# The exercise
Print all of the lines exactly. Any picture among them stays out.

===== Raw data

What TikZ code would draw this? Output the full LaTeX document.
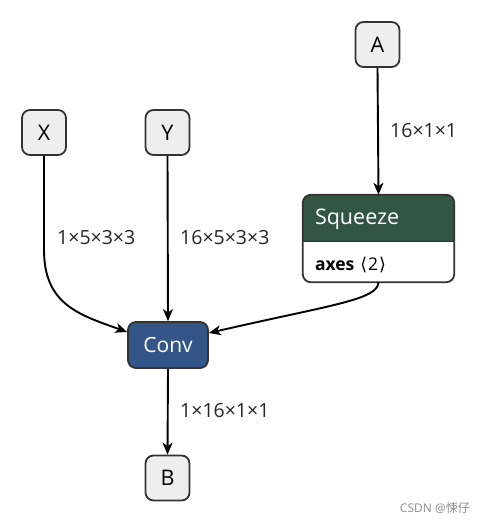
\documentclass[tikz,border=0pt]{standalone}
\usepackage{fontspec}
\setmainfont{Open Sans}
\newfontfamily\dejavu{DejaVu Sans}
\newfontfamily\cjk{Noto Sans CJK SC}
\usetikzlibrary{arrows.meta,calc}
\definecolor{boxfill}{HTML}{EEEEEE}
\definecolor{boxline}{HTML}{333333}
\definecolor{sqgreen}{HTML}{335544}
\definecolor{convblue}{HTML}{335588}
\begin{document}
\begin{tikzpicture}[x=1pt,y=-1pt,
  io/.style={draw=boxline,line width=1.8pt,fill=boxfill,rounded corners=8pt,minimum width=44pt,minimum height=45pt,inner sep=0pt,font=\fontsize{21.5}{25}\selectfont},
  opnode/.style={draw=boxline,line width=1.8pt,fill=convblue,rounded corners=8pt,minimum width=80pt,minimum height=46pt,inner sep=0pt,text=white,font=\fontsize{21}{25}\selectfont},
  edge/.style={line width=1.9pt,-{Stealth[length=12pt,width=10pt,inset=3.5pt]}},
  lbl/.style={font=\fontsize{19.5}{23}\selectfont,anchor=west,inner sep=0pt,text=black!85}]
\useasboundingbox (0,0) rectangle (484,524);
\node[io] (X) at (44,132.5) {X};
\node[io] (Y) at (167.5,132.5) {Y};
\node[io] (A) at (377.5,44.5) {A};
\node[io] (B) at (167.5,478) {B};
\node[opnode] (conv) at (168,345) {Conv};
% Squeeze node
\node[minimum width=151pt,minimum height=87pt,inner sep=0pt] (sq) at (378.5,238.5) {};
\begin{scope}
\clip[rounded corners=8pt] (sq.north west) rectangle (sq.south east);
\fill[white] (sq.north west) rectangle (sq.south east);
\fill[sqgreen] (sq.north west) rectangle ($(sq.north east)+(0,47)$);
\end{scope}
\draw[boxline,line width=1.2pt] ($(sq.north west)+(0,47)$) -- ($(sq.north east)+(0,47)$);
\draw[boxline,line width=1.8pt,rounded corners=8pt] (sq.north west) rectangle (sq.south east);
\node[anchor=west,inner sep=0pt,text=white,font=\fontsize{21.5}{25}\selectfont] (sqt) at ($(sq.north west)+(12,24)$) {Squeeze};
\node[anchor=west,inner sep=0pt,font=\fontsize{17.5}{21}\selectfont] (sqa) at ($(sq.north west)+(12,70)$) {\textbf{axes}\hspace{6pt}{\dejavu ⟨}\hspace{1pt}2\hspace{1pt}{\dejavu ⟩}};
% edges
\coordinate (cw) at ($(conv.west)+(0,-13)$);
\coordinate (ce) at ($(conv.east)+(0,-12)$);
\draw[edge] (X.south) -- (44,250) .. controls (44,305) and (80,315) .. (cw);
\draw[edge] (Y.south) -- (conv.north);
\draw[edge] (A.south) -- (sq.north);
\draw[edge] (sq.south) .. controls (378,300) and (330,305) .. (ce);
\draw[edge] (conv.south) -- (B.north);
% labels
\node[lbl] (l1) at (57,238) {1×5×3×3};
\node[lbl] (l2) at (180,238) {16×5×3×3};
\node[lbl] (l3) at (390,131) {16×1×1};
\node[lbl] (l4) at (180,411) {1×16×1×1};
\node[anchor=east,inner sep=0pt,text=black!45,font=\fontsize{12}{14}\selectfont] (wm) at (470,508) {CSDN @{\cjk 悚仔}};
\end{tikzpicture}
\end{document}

==========

# Task solution
What TikZ code would draw this? Output the full LaTeX document.
\documentclass[tikz,border=0pt]{standalone}
\usepackage{fontspec}
\setmainfont{Open Sans}
\newfontfamily\dejavu{DejaVu Sans}
\newfontfamily\cjk{Noto Sans CJK SC}
\usetikzlibrary{arrows.meta,calc}
\definecolor{boxfill}{HTML}{EEEEEE}
\definecolor{boxline}{HTML}{333333}
\definecolor{sqgreen}{HTML}{335544}
\definecolor{convblue}{HTML}{335588}
\begin{document}
\begin{tikzpicture}[x=1pt,y=-1pt,
  io/.style={draw=boxline,line width=1.8pt,fill=boxfill,rounded corners=8pt,minimum width=44pt,minimum height=45pt,inner sep=0pt,font=\fontsize{21.5}{25}\selectfont},
  opnode/.style={draw=boxline,line width=1.8pt,fill=convblue,rounded corners=8pt,minimum width=80pt,minimum height=46pt,inner sep=0pt,text=white,font=\fontsize{21}{25}\selectfont},
  edge/.style={line width=1.9pt,-{Stealth[length=12pt,width=10pt,inset=3.5pt]}},
  lbl/.style={font=\fontsize{19.5}{23}\selectfont,anchor=west,inner sep=0pt,text=black!85}]
\useasboundingbox (0,0) rectangle (484,524);
\node[io] (X) at (44,132.5) {X};
\node[io] (Y) at (167.5,132.5) {Y};
\node[io] (A) at (377.5,44.5) {A};
\node[io] (B) at (167.5,478) {B};
\node[opnode] (conv) at (168,345) {Conv};
% Squeeze node
\node[minimum width=151pt,minimum height=87pt,inner sep=0pt] (sq) at (378.5,238.5) {};
\begin{scope}
\clip[rounded corners=8pt] (sq.north west) rectangle (sq.south east);
\fill[white] (sq.north west) rectangle (sq.south east);
\fill[sqgreen] (sq.north west) rectangle ($(sq.north east)+(0,47)$);
\end{scope}
\draw[boxline,line width=1.2pt] ($(sq.north west)+(0,47)$) -- ($(sq.north east)+(0,47)$);
\draw[boxline,line width=1.8pt,rounded corners=8pt] (sq.north west) rectangle (sq.south east);
\node[anchor=west,inner sep=0pt,text=white,font=\fontsize{21.5}{25}\selectfont] (sqt) at ($(sq.north west)+(12,24)$) {Squeeze};
\node[anchor=west,inner sep=0pt,font=\fontsize{17.5}{21}\selectfont] (sqa) at ($(sq.north west)+(12,70)$) {\textbf{axes}\hspace{6pt}{\dejavu ⟨}\hspace{1pt}2\hspace{1pt}{\dejavu ⟩}};
% edges
\coordinate (cw) at ($(conv.west)+(0,-13)$);
\coordinate (ce) at ($(conv.east)+(0,-12)$);
\draw[edge] (X.south) -- (44,250) .. controls (44,305) and (80,315) .. (cw);
\draw[edge] (Y.south) -- (conv.north);
\draw[edge] (A.south) -- (sq.north);
\draw[edge] (sq.south) .. controls (378,300) and (330,305) .. (ce);
\draw[edge] (conv.south) -- (B.north);
% labels
\node[lbl] (l1) at (57,238) {1×5×3×3};
\node[lbl] (l2) at (180,238) {16×5×3×3};
\node[lbl] (l3) at (390,131) {16×1×1};
\node[lbl] (l4) at (180,411) {1×16×1×1};
\node[anchor=east,inner sep=0pt,text=black!45,font=\fontsize{12}{14}\selectfont] (wm) at (470,508) {CSDN @{\cjk 悚仔}};
\end{tikzpicture}
\end{document}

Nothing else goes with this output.